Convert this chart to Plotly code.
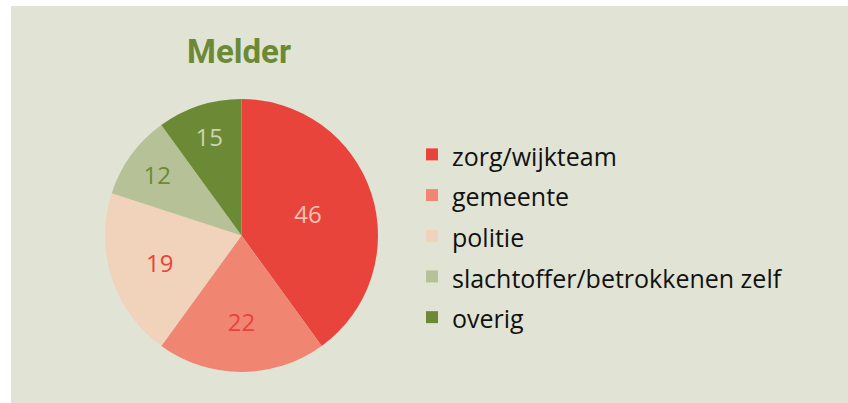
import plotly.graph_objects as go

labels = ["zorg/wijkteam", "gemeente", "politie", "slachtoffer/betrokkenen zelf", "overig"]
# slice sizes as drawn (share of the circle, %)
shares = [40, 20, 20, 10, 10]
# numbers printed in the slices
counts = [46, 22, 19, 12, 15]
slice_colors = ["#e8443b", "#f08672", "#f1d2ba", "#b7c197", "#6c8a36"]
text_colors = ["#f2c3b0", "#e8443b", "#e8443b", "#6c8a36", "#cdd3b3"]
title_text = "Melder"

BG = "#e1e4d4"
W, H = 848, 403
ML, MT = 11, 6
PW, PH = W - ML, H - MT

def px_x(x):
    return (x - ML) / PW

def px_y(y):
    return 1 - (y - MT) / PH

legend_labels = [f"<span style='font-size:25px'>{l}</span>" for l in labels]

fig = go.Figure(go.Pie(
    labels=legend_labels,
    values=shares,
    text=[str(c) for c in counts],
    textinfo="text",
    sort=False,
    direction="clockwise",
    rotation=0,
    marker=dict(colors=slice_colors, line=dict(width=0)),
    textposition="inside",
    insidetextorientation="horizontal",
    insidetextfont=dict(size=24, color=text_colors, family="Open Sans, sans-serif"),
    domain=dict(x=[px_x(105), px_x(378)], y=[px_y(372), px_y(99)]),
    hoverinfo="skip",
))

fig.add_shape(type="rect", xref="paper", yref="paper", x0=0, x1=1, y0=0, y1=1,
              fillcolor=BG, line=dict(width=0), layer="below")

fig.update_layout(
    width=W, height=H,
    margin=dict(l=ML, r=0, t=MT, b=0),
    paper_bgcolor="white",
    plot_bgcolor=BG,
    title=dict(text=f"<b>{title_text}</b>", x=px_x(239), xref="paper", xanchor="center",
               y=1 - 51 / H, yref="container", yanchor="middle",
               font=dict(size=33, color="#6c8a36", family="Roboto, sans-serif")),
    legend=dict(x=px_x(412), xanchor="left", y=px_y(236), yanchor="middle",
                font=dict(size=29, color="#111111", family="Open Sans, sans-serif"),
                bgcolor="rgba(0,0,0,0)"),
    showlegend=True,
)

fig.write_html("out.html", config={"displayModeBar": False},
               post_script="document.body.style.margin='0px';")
...
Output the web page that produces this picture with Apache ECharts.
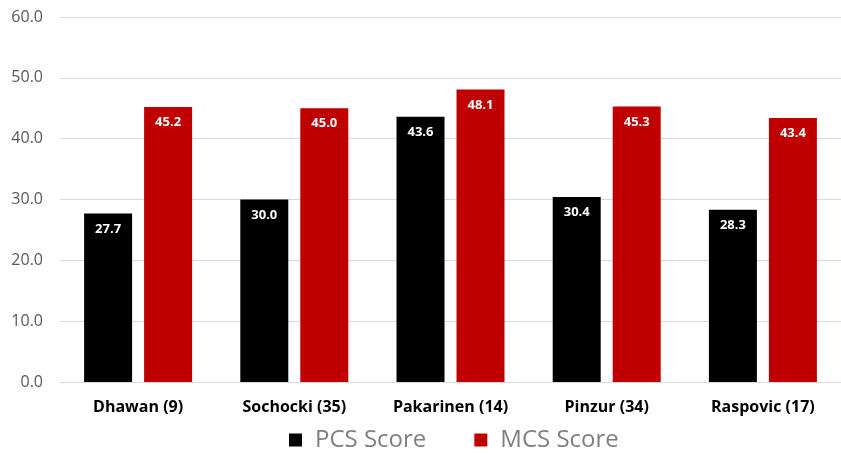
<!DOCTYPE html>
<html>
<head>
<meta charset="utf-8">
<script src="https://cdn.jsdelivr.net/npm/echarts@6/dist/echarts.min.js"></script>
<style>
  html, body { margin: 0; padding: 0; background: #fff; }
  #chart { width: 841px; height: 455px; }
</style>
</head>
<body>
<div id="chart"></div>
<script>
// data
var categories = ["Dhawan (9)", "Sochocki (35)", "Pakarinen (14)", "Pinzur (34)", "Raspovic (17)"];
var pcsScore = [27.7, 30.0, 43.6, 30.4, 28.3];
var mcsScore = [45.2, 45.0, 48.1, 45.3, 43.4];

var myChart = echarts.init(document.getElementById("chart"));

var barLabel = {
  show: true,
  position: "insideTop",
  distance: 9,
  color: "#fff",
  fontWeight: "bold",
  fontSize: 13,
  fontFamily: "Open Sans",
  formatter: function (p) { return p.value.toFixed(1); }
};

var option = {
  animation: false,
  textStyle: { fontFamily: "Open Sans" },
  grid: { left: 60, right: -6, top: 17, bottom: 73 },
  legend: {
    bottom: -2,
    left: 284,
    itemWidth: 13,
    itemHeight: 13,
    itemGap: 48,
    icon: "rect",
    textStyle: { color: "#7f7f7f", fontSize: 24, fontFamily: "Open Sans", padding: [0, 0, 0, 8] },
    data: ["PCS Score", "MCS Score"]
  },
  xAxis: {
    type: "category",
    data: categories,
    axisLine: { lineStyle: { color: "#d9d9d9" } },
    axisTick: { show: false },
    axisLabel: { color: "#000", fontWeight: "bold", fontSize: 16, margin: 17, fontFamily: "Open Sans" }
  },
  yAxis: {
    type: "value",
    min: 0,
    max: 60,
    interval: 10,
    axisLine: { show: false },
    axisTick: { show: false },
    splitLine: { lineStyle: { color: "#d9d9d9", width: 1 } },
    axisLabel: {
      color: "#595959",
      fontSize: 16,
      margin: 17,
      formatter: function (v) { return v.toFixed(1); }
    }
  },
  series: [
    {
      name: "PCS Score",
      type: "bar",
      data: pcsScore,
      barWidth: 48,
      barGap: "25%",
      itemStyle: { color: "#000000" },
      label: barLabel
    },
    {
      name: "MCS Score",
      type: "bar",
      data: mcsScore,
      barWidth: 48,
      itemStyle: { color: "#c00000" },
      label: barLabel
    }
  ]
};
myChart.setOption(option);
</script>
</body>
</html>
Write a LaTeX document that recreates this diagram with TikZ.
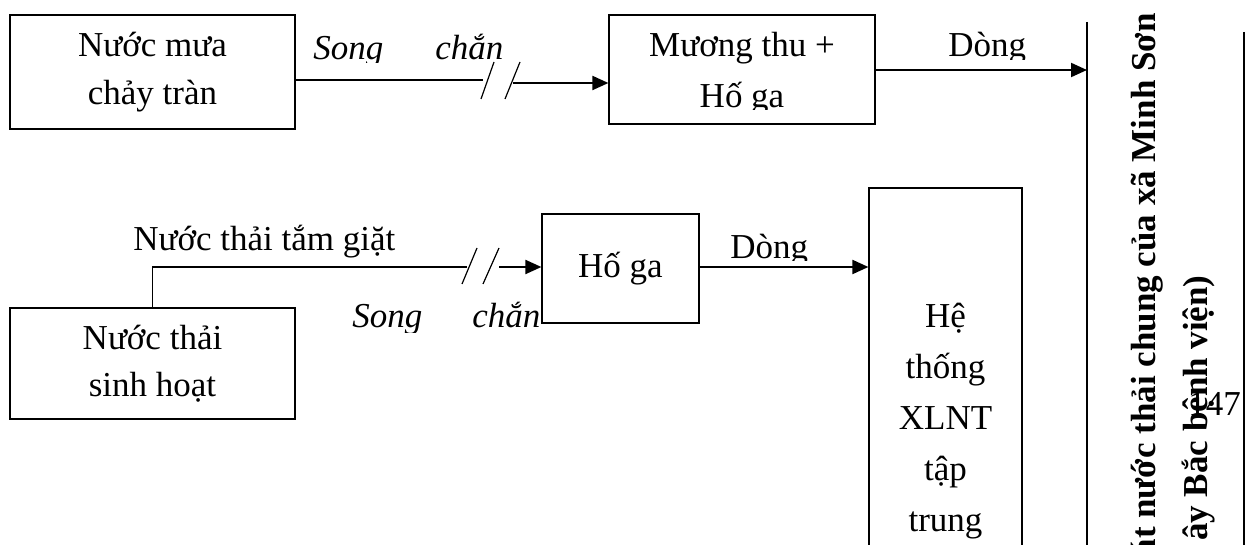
--
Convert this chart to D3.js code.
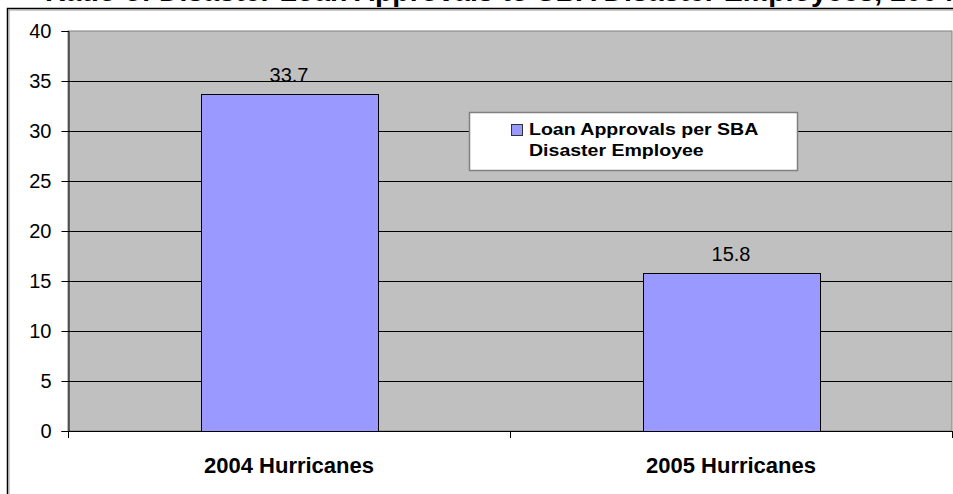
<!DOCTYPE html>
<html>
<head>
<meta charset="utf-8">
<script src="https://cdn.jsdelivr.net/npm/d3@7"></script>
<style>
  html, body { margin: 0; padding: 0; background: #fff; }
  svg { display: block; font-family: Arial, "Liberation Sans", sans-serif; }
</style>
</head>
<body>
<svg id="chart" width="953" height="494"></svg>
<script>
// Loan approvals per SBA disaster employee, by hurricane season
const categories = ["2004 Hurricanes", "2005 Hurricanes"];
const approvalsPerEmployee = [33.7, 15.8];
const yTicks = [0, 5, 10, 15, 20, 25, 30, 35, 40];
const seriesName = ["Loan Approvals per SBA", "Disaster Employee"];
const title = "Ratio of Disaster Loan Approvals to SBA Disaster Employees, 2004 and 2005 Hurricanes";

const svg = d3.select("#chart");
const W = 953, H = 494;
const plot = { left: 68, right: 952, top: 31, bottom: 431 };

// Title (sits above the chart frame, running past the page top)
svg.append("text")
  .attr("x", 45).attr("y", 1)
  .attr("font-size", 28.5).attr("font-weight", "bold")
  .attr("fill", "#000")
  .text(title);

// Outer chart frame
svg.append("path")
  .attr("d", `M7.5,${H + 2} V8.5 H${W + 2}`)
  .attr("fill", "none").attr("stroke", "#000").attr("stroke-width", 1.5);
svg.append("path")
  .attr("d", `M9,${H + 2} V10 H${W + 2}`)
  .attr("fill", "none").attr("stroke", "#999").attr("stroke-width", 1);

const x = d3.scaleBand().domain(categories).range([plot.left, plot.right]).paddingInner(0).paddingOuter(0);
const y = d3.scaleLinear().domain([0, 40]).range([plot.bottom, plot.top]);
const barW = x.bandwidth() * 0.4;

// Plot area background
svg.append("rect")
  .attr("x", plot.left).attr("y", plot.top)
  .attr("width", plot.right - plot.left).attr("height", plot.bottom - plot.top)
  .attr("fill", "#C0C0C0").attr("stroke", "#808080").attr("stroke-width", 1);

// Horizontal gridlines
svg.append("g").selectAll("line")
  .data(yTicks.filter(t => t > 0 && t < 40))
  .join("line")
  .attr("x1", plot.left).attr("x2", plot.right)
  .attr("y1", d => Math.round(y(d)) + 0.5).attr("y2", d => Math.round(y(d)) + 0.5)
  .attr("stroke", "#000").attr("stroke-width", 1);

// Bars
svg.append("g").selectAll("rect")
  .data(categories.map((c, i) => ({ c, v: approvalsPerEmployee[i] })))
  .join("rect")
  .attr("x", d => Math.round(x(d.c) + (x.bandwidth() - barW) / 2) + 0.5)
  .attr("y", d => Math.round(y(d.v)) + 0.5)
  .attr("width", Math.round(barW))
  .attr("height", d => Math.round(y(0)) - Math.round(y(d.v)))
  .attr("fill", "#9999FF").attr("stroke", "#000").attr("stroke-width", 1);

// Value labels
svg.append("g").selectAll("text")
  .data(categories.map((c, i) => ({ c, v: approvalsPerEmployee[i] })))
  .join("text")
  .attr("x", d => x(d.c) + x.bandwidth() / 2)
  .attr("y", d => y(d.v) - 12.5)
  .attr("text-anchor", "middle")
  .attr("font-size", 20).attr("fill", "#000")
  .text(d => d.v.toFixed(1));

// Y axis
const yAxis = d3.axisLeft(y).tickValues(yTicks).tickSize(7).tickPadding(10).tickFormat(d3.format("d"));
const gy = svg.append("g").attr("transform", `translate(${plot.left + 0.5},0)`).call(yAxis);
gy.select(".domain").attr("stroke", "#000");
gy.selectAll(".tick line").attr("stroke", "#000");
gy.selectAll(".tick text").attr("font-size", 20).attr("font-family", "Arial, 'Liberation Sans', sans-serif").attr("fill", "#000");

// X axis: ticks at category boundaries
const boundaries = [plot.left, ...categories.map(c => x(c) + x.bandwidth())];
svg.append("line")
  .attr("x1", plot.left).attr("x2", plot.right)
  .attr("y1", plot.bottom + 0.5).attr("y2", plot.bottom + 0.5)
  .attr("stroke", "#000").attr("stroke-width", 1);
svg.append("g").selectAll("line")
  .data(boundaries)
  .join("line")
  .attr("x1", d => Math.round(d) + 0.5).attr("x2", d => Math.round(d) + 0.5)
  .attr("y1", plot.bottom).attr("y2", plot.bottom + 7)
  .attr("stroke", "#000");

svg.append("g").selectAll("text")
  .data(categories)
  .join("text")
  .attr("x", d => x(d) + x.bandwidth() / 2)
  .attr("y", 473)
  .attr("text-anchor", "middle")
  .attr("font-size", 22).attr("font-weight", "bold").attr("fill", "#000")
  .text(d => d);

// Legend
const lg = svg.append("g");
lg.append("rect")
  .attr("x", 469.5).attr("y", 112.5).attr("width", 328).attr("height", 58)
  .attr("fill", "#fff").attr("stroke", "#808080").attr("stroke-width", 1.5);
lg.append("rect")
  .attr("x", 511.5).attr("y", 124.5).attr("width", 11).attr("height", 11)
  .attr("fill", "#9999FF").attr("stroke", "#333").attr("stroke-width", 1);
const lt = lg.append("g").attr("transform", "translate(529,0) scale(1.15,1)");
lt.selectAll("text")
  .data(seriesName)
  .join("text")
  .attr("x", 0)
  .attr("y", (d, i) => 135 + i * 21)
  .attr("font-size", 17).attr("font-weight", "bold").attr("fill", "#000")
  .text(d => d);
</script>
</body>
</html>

Stated task: Take the lines above starting at the one containing "Convert this chart to Plotly code." and ending at the one containing "l in labels]", and print them again exactly, without pictures.

Solution for this task:
Convert this chart to Plotly code.
import plotly.graph_objects as go

labels = ["zorg/wijkteam", "gemeente", "politie", "slachtoffer/betrokkenen zelf", "overig"]
# slice sizes as drawn (share of the circle, %)
shares = [40, 20, 20, 10, 10]
# numbers printed in the slices
counts = [46, 22, 19, 12, 15]
slice_colors = ["#e8443b", "#f08672", "#f1d2ba", "#b7c197", "#6c8a36"]
text_colors = ["#f2c3b0", "#e8443b", "#e8443b", "#6c8a36", "#cdd3b3"]
title_text = "Melder"

BG = "#e1e4d4"
W, H = 848, 403
ML, MT = 11, 6
PW, PH = W - ML, H - MT

def px_x(x):
    return (x - ML) / PW

def px_y(y):
    return 1 - (y - MT) / PH

legend_labels = [f"<span style='font-size:25px'>{l}</span>" for l in labels]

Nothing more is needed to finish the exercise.